For new readers, I’m always interested in boredom busters as well as strategies to help kids stop pestering parents when they could be using their brains and bodies more appropriately…

Break It Up!!

May 29, 2008 by pete  
Filed under Parenting & Family Posts

In my reading of Kindred magazine yesterday, I was particularly attracted to the article The Joy of Siblings. It was about helping siblings get along with each other … and which one among you will try to claim that your kids never fight with each other? This is my greatest stressor as a parent (or maybe the second greatest after “You need how much money?!!”)

Here’s the 3 pieces of advice the author (courtesy of KidsHealth.org) provided for that moment when the fight is on, and you’re feeling the need to step in. What I’m interested in is your responses to this advice.

  1. Separate kids until they’re calm. Sometimes it’s best to just to give them space for a little while and not immediately rehash the conflict. If you want to make this a learning experience, wait until the emotions have died down.
  2. Don’t put too much focus on figuring out which child is to blame. It takes two to fight – anyone who is involved is partly responsible.
  3. Next, try to set up a ‘win-win’ situation so that each child gains something. When they both want the same toy, perhaps there’s a game they could pay together instead.

Ok, there are the suggestions. I’m not here to particularly laud this advice nor be critical. But, as I said, I’m interested in your responses.

Just two of my own thoughts are as follows:

First, point #1 hit home. I have a tendency to try to create learning moments in the heat of battle. By now, everything I know about the human brain should have taught me this is stupid: our fight/flight responses are hijacking our ability to think rationally in  conflict.

So I’m making it a goal this week to put this one into practise… And I’ll probably get plenty of that practise. :)

Second, re: point #2… It sounds noble and it sounds even reasonable to a degree. Sometimes we overdo the analysis and the finger-pointing. But there are times where it’s plain someone is responsible. When I see one son throw something at the other unprovoked (and from point blank range), it’s pretty obvious the one getting hit is not co-creating the situation.

Oh, the fight will be on afterwards and I guess I could say that the “victim” had a choice to not respond in kind. Yes, that’s true. But in the end, I’m going to have to create consequences and maybe a learning moment for the child with the “nefarious intent” (as Bad Dad is fond of saying in his podcasts).

The most difficult task when my kids are fighting is to stay calm myself and allow the rational parts of my brain to control my mouth.
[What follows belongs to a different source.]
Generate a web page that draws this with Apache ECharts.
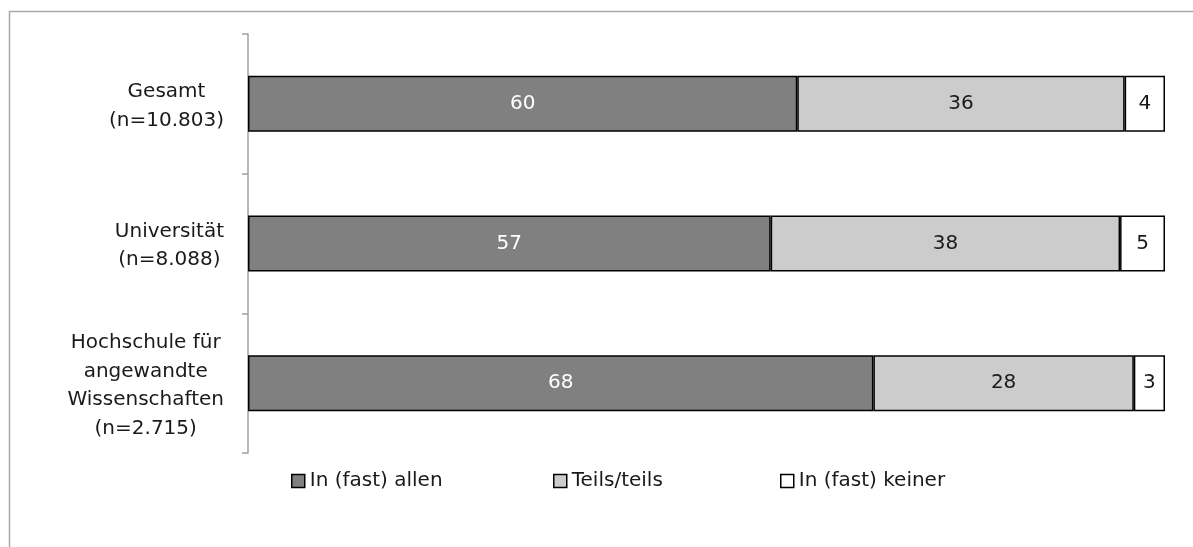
<!DOCTYPE html>
<html>
<head>
<meta charset="utf-8">
<script src="https://cdn.jsdelivr.net/npm/echarts@6/dist/echarts.min.js"></script>
<style>
html,body{margin:0;padding:0;background:#fff;}
#chart{width:1193px;height:547px;}
</style>
</head>
<body>
<div id="chart"></div>
<script>
const categories = ['Gesamt\n(n=10.803)', 'Universität\n(n=8.088)', 'Hochschule für\nangewandte\nWissenschaften\n(n=2.715)'];
const seriesNames = ['In (fast) allen', 'Teils/teils', 'In (fast) keiner'];
const allen = [59.9, 57.0, 68.2];
const teils = [35.7, 38.1, 28.4];
const keiner = [4.4, 4.9, 3.4];

const FONT = "'DejaVu Sans'";
const TXT = '#1a1a1a';
const chart = echarts.init(document.getElementById('chart'), null, {renderer: 'canvas'});

function mkSeries(name, data, color, labelColor) {
  return {
    name: name,
    type: 'bar',
    stack: 'total',
    data: data,
    barWidth: 56,
    itemStyle: {color: color, borderColor: '#000', borderWidth: 1.5},
    label: {
      show: true,
      position: 'inside',
      formatter: p => Math.round(p.value),
      fontFamily: FONT,
      fontSize: 20,
      color: labelColor
    },
    emphasis: {disabled: true}
  };
}

const legendBase = {
  orient: 'horizontal',
  top: 466,
  itemWidth: 13,
  itemHeight: 13,
  icon: 'rect',
  itemStyle: {borderColor: '#000', borderWidth: 1.5},
  textStyle: {fontFamily: FONT, fontSize: 20, color: TXT},
  selectedMode: false
};

chart.setOption({
  animation: false,
  backgroundColor: '#fff',
  grid: {left: 248, right: 28, top: 34, bottom: 94, containLabel: false},
  xAxis: {type: 'value', min: 0, max: 100, show: false},
  yAxis: {
    type: 'category',
    inverse: true,
    data: categories,
    axisLine: {show: true, lineStyle: {color: '#a0a0a0', width: 1.5}},
    axisTick: {show: true, length: 6, lineStyle: {color: '#a0a0a0', width: 1.5}},
    axisLabel: {
      margin: 24,
      align: 'right',
      padding: [5, 0, 0, 0],
      formatter: v => v.split('\n').map(s => '{c|' + s + '}').join('\n'),
      rich: {
        c: {align: 'center', fontFamily: FONT, fontSize: 20, color: TXT, lineHeight: 28.5}
      }
    }
  },
  legend: [
    Object.assign({}, legendBase, {left: 286, data: [seriesNames[0]]}),
    Object.assign({}, legendBase, {left: 548, data: [seriesNames[1]]}),
    Object.assign({}, legendBase, {left: 775, data: [seriesNames[2]]})
  ],
  graphic: [
    {type: 'rect', silent: true, z: -1,
     shape: {x: 9.5, y: 11.5, width: 1400, height: 800},
     style: {fill: 'none', stroke: '#a8a8a8', lineWidth: 1.5}}
  ],
  series: [
    mkSeries(seriesNames[0], allen, '#808080', '#ffffff'),
    mkSeries(seriesNames[1], teils, '#cccccc', TXT),
    mkSeries(seriesNames[2], keiner, '#ffffff', TXT)
  ]
});
</script>
</body>
</html>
Well, that’s my 2 cents. What’s yours?

Boring!

November 22, 2007 by pete  
Filed under Parenting & Family Posts

Amanda (aka Mad Cow) was recently lamenting Long Weekends, particularly the familiar child’s litany of “I’m Bored!”.

As I told her, in my humble opinion, even if you were the fifth Wiggle or Krusty the Klown, you’d still get kids telling you “I’m bored”.

When you hear this litany I hope you don’t take it personally, parents. In my opinion, it’s not a comment about us (at least most of the time, anyway), rather it’s about the child’s ability to keep themselves entertained … and about their making the choice to not be bored.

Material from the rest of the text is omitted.